Desde março de 1987, o governo do Estado do Ceará mantém equilibradas as suas contas, gastando apenas o que arrecada – começou com Tasso Jereissati e prosseguiu assim nas administrações de Ciro Gomes, Lúcio Alcântara, Cid Gomes e Camilo Santana.
Por causa dessa austeridade, o servidor público estadual cearense, da ativa ou aposentado, recebe em dia os seus vencimentos e proventos.
Ao longo desses 36 anos, os fornecedores de produtos e serviços também não reclamaram – suas faturas foram pagas não rigorosamente em dia, mas com um atraso de até 45 dias, algo que, no serviço público, é corriqueiro.
Ontem, todavia, um fornecedor de serviços levantou o véu da desconfiança.
Veja também
“Algo de errado está se passando no governo, porque estou sem receber há dois meses, mas sei que há gente com atraso de três meses”, disse ele à coluna, lamentando o que vem acontecendo.
Fontes empresariais, ouvidas por esta coluna, não esconderam sua preocupação com o que se passa hoje com as contas do governo estadual, que tenta obter um empréstimo de R$ 2,5 bilhões para pagar dívidas passadas e não honradas e para fazer investimentos.
Uma fonte governamental da área econômica do governo confirmou que as finanças estaduais “passam agora pelas mesmas dificuldades por que passaram no início do mandato das gestões anteriores”.
As fontes consultadas concordaram num ponto: durante o ano passado, período de eleição, os gastos do governo cearense extrapolaram, “mas sempre foi assim, pois tudo tem o objetivo de eleger o sucessor de quem está no poder”.

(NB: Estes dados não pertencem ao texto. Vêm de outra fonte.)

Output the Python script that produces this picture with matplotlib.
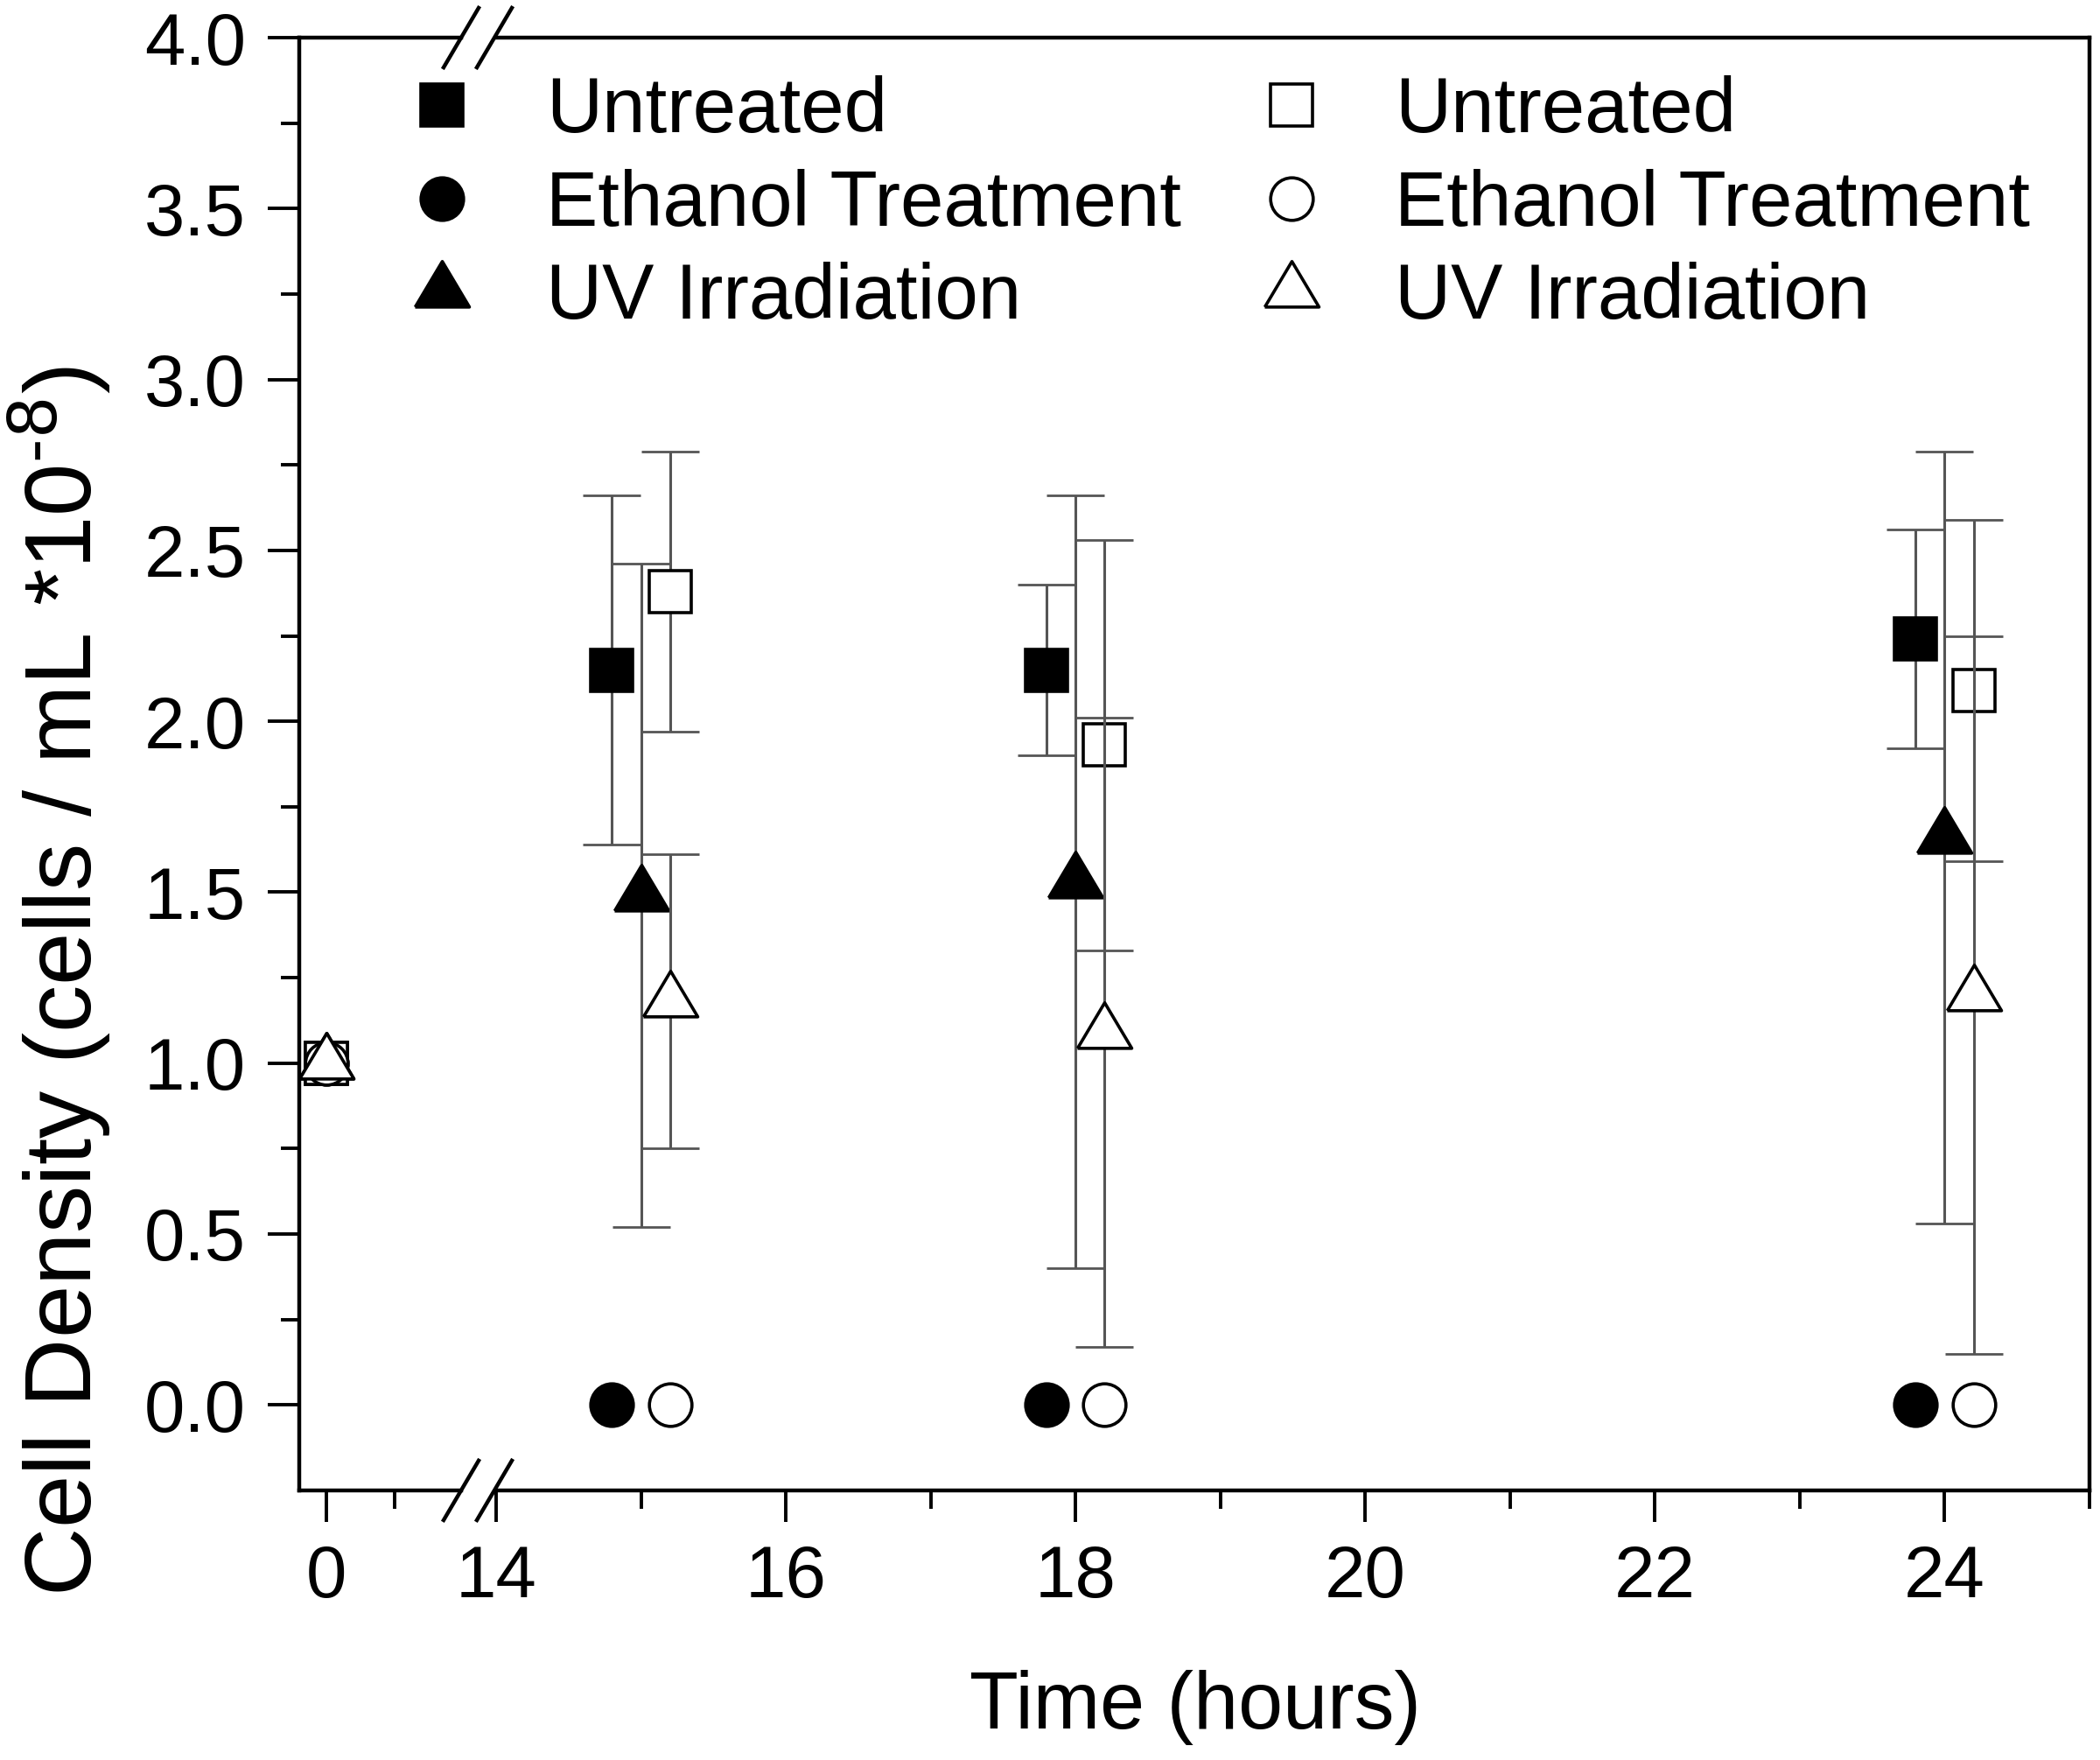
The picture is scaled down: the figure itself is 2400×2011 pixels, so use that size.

Explica, mas não justifica, apesar do ditado que diz: “Feio é perder a eleição!” Que o diga o ex-presidente Jair Bolsonaro.
Na administração dos dinheiros públicos, o mais difícil é colocar tudo em ordem, ou seja, ter despesas e receitas iguais. Pois era assim – com gastos e arrecadação semelhantes – que vinha, até o ano passado, o governo do Ceará. Mas, pelo que agora se vê, lê e ouve a respeito do tema, a conta pública não está mais fechando. Há um lado da contabilidade pesando mais do que o outro. O que fazer?
Ensina a cartilha do bom gestor – público ou privado – que, nessas ocasiões, deve ser feito exatamente o que faz uma boa dona de casa: enquanto dura a crise, ela substitui o filé mignon pelo frango; troca o salmão pela tilápia ou pela sardinha; em vez de três refeições diárias, apenas duas; no lugar do queijo, a manteiga mais barata; e substitui o vinho ou a cerveja pelo copo d’água.
Resumindo: o bom administrador elimina gastos e hierarquiza o que não pode ser cortado. Mas, para isso, é preciso disposição para enfrentar o choro das crianças, o protesto do marido e as piadas dos amigos que reduzem as visitas pela ausência da mesa farta.
O final desse filme é feliz, e os cearenses o conhecemos no nível estadual e municipal (vide os casos de Sobral, Eusébio, Maracanaú e Aracati).
O governo existe para servir o povo. No Brasil, salvo as raríssimas exceções, acontece o contrário desde que aqui chegou a comitiva portuguesa de Pedro Álvares Cabral.
Hoje, da receita de todos os tributos recolhidos ao Tesouro Nacional sobram menos de 5% para investimento em obras públicas de infraestrutura, saúde, educação e segurança pública. As despesas com o funcionalismo público e com as aposentadorias e pensões do INSS consomem 75% das receitas. É por estas e por outras razões – e põe outras razões nisso – que as contas do governo brasileiro estão deficitárias desde 2014.
No caso do Ceará, elas estão deficitárias desde 1º de janeiro deste ano. Não é um déficit tão grande, mas suficiente para deixar preocupados os que trabalham e produzem no estado, preocupação que não existia até o ano passado.
O equilíbrio de suas contas dava ao governo do Ceará uma vantagem comparativa importante quando um investidor decidia em que geografia localizar seu investimento. Exemplo: a CSP, hoje AcelorMittal, veio para cá porque, primeiro, acreditou no compromisso assumido pelo governo do estado; segundo, porque esse compromissou se lastreou também no equilíbrio das contas estaduais.
Não podem o Ceará e seu governo perder essa vantagem, que será fundamental para a atração dos investimentos ligados ao projeto de implantação do Hub do Hidrogênio Verde no Pecém e aos de geração de energias renováveis – solar fotovoltaica e eólica onshore e offshore.
O Ceará tem a chance de tornar-se um player mundial na produção do Hidrogênio Verde, mas para isso terá de dispor de um governo competente nas relações políticas e comerciais e, mais ainda, na gestão do seu orçamento.